**Your task:** Leave the pictures out and quote every line from the start of the listing to the line with "356, y: 255", inclusive.

____________

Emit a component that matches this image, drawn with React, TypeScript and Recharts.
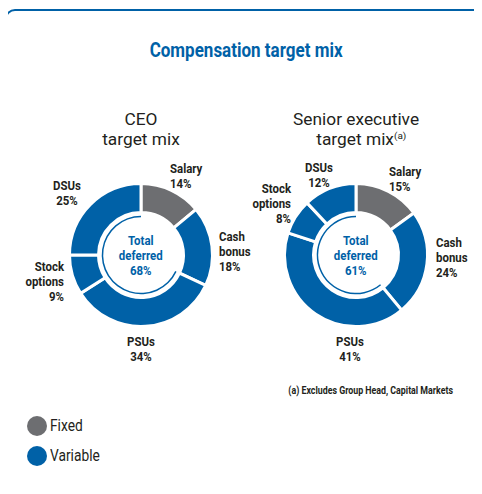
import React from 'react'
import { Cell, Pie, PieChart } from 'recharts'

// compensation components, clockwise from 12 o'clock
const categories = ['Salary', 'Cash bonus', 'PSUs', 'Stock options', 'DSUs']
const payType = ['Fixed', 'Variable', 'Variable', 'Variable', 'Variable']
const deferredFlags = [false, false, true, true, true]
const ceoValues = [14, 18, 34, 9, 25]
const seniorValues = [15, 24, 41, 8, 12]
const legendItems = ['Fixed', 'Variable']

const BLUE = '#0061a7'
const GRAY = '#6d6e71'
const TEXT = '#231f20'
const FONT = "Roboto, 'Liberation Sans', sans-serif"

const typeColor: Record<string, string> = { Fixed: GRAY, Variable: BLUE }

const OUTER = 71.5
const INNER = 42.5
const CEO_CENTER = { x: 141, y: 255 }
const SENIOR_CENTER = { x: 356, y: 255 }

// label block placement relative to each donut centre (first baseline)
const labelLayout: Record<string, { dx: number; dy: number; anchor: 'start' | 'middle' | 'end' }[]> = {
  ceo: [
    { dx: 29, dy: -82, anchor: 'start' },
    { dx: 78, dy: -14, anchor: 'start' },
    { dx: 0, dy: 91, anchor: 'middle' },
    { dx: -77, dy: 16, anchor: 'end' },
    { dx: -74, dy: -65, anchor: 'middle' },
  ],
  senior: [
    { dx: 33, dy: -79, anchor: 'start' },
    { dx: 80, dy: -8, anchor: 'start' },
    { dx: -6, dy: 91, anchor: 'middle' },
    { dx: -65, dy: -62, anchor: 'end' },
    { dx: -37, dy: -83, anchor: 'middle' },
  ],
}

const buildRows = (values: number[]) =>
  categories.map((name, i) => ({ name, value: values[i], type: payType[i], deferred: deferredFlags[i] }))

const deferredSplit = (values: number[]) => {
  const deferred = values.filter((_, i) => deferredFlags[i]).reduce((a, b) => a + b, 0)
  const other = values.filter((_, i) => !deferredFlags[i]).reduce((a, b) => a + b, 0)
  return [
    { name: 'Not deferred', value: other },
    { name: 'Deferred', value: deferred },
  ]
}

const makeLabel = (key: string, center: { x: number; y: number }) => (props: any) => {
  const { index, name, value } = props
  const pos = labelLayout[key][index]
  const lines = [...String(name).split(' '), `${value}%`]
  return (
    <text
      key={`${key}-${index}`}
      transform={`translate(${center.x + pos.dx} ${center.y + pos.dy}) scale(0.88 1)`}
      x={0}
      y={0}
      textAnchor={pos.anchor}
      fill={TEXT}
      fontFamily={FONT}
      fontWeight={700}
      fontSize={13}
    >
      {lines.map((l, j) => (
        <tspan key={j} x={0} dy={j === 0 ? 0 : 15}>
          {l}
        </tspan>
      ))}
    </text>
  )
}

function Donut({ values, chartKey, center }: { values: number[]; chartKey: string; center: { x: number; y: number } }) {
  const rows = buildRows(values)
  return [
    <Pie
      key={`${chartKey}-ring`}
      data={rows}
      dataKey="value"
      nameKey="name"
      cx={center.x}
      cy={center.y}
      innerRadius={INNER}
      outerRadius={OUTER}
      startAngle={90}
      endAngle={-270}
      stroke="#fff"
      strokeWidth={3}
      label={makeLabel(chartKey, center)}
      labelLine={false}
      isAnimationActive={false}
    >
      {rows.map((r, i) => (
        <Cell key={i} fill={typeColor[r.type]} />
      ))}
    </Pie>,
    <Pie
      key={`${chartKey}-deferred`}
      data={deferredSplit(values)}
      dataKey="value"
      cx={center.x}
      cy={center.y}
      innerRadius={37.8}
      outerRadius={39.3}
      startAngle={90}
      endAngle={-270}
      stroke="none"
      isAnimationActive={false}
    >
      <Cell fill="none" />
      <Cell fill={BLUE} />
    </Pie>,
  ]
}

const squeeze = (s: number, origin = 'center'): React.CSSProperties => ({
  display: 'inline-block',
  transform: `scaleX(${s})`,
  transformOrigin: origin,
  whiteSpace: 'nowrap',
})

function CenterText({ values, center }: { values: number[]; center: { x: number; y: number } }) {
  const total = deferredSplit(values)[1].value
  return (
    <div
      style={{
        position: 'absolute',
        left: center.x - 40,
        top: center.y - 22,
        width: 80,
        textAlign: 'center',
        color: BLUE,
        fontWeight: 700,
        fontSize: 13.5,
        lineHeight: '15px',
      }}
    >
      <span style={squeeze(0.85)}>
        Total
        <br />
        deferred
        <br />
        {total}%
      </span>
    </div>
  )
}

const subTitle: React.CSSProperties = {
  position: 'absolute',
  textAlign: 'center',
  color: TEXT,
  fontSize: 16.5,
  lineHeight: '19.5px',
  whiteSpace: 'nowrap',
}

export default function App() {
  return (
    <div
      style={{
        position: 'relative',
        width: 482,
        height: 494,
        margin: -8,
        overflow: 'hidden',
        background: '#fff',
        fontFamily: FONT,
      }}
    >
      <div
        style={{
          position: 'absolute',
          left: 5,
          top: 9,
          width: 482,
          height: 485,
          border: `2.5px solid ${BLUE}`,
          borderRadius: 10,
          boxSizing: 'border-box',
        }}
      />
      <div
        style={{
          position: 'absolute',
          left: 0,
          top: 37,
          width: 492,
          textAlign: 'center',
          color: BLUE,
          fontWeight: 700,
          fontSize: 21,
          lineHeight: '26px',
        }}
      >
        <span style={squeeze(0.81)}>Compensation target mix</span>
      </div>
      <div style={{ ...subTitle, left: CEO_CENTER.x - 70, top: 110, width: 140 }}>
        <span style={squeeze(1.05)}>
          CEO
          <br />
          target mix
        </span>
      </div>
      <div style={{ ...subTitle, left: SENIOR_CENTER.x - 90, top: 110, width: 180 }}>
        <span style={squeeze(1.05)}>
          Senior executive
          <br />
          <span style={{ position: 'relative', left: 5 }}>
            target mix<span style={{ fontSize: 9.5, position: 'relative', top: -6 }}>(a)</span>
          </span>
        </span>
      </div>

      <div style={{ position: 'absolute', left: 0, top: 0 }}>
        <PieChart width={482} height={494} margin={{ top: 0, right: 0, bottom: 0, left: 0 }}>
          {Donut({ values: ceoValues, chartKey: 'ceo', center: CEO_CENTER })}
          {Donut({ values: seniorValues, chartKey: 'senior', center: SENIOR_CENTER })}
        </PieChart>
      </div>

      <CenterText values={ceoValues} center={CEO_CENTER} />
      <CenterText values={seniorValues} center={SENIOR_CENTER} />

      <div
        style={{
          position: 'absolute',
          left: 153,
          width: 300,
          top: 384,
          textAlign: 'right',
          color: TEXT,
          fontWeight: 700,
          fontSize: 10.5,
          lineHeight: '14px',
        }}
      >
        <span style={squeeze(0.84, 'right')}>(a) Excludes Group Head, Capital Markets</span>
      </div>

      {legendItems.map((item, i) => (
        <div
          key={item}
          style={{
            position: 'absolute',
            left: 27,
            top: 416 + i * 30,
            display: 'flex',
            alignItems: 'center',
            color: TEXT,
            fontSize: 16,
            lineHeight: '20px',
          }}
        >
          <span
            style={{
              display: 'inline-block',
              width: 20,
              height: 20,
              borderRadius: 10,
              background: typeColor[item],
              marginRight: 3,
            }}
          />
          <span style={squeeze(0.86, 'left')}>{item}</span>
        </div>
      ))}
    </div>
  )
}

____________

**Result:**
Emit a component that matches this image, drawn with React, TypeScript and Recharts.
import React from 'react'
import { Cell, Pie, PieChart } from 'recharts'

// compensation components, clockwise from 12 o'clock
const categories = ['Salary', 'Cash bonus', 'PSUs', 'Stock options', 'DSUs']
const payType = ['Fixed', 'Variable', 'Variable', 'Variable', 'Variable']
const deferredFlags = [false, false, true, true, true]
const ceoValues = [14, 18, 34, 9, 25]
const seniorValues = [15, 24, 41, 8, 12]
const legendItems = ['Fixed', 'Variable']

const BLUE = '#0061a7'
const GRAY = '#6d6e71'
const TEXT = '#231f20'
const FONT = "Roboto, 'Liberation Sans', sans-serif"

const typeColor: Record<string, string> = { Fixed: GRAY, Variable: BLUE }

const OUTER = 71.5
const INNER = 42.5
const CEO_CENTER = { x: 141, y: 255 }
const SENIOR_CENTER = { x: 356, y: 255 }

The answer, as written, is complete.